BBH uses Kung Fu for Irish Murphy’s

Bartle Bogle Hegarty launches its second Irish commercial for bottled Murphy’s Irish Stout this week with an off-the-wall, 100-second epic based on the kitsch 70s TV programme, Kung Fu.

Bartle Bogle Hegarty launches its second Irish commercial for

bottled Murphy’s Irish Stout this week with an off-the-wall, 100-second

epic based on the kitsch 70s TV programme, Kung Fu.



The spot, ’parsnip’, opens on a miserable old oriental man sitting on a

bleak hillside and spinning a parsnip on the ground.
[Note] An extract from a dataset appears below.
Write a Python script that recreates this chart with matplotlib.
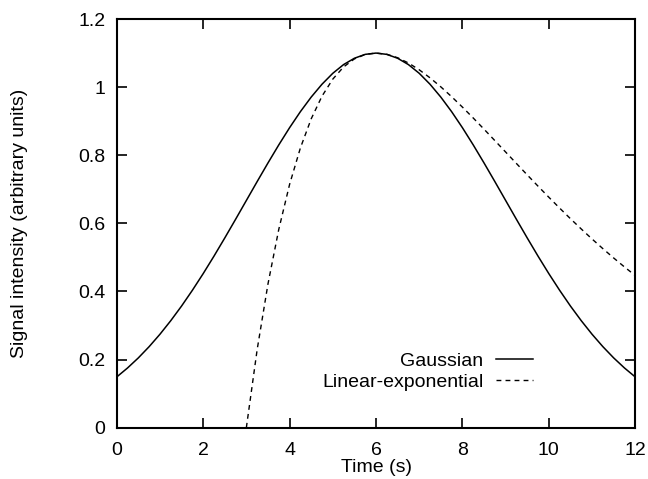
import numpy as np
from matplotlib import pyplot as plt
from matplotlib.ticker import FuncFormatter

plt.rcParams['font.family'] = ['Liberation Sans', 'DejaVu Sans']

# values (signal intensity, arbitrary units)
# gaussian sampled every 0.25 s from 0 to 12 s
gauss_t = np.arange(0, 12.01, 0.25)
gauss_half = [0.1489, 0.1753, 0.2049, 0.2379, 0.2743, 0.3141, 0.3571, 0.4033,
              0.4522, 0.5036, 0.5570, 0.6117, 0.6672, 0.7227, 0.7773, 0.8303,
              0.8808, 0.9279, 0.9707, 1.0085, 1.0406, 1.0662, 1.0848, 1.0962]
gauss_val = gauss_half + [1.1000] + gauss_half[::-1]

# linear-exponential, starts at 3 s, sampled every 0.25 s
linexp_t = np.arange(3, 12.01, 0.25)
linexp_val = [0.0, 0.2293, 0.4219, 0.5822, 0.7142, 0.8213, 0.9068, 0.9734,
              1.0235, 1.0593, 1.0829, 1.0960, 1.1000, 1.0964, 1.0863, 1.0709,
              1.0509, 1.0273, 1.0008, 0.9719, 0.9413, 0.9093, 0.8765, 0.8430,
              0.8094, 0.7757, 0.7422, 0.7091, 0.6766, 0.6447, 0.6136, 0.5834,
              0.5540, 0.5257, 0.4983, 0.4719, 0.4466]

xticks = [0, 2, 4, 6, 8, 10, 12]
yticks = [0, 0.2, 0.4, 0.6, 0.8, 1.0, 1.2]

FS = 14

fig = plt.figure(figsize=(6.48, 4.79), dpi=100)
ax = fig.add_axes([0.1801, 0.1071, 0.8003, 0.8532])

ax.plot(gauss_t, gauss_val, color='black', lw=1.1, label='Gaussian')
ax.plot(linexp_t, linexp_val, color='black', lw=1.0, dashes=(3.5, 3),
        label='Linear-exponential')

ax.set_xlim(0, 12)
ax.set_ylim(0, 1.2)
ax.set_xticks(xticks)
ax.set_yticks(yticks)
ax.yaxis.set_major_formatter(FuncFormatter(lambda v, p: '%g' % v))
ax.xaxis.set_major_formatter(FuncFormatter(lambda v, p: '%g' % v))
ax.tick_params(direction='in', length=7, width=1.2, top=True, right=True,
               labelsize=FS)
ax.tick_params(axis='x', pad=10)
ax.tick_params(axis='y', pad=8)
for s in ax.spines.values():
    s.set_linewidth(1.5)

ax.set_xlabel('Time (s)', fontsize=FS)
ax.set_ylabel('Signal intensity (arbitrary units)', fontsize=FS)
ax.xaxis.set_label_coords(0.5, -0.077)
ax.yaxis.set_label_coords(-0.171, 0.5)

ax.legend(loc='center right', bbox_to_anchor=(0.8027, 0.137), frameon=False,
          markerfirst=False, fontsize=FS, handlelength=1.9, handletextpad=0.65,
          borderpad=0, borderaxespad=0, labelspacing=0.2)

plt.savefig('out.png', dpi=100)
Then the action

flashes back to the man in his youth as he fulfils a number of Kung

Fu-style physical and mental challenges.



His last task, set him by six Samurai warriors, is to knock back a

bottle of Murphy’s by picking up the bottle in their trademark style.

Sadly he fails, his bottle crashing spectacularly to the floor.



In the last scene, we return to an image of the broken old man

desperately practising the manoeuvre with his trusty parsnip.



’Parsnip’ was written by Hugh Todd and art directed by Adam Scholes, the

team responsible for the first Murphy’s ad. It was directed by Steve

Reeves through Brave Films and filmed on location in Victoria,

Australia.



Murphy’s market share of the Irish stout sector is now about 5 per cent,

while the market leader, Guinness, commands about 90 per cent. However,

Murphy’s recently recorded its strongest sales performance and the

brewer’s managing director, Marien Kaakebeeke, has attributed the growth

to BBH’s cult debut Irish ad campaign for the brand. The campaign

featured a group of Japanese Samurai warriors who were shown arriving in

a line at a bar, drinking bottles of Murphy’s and leaving - while a

Guinness drinker drummed his fingers on the bar waiting for his pint to

settle.



’Parsnip’ will run head to head with the ’big pint’ drive used by

Guinness in Ireland and created by HHCL and Partners. HHCL repositioned

Guinness in its debut work which featured three wise men pondering ’the

big conundrum’.



Both campaigns are aimed at 18- to 24-year-olds.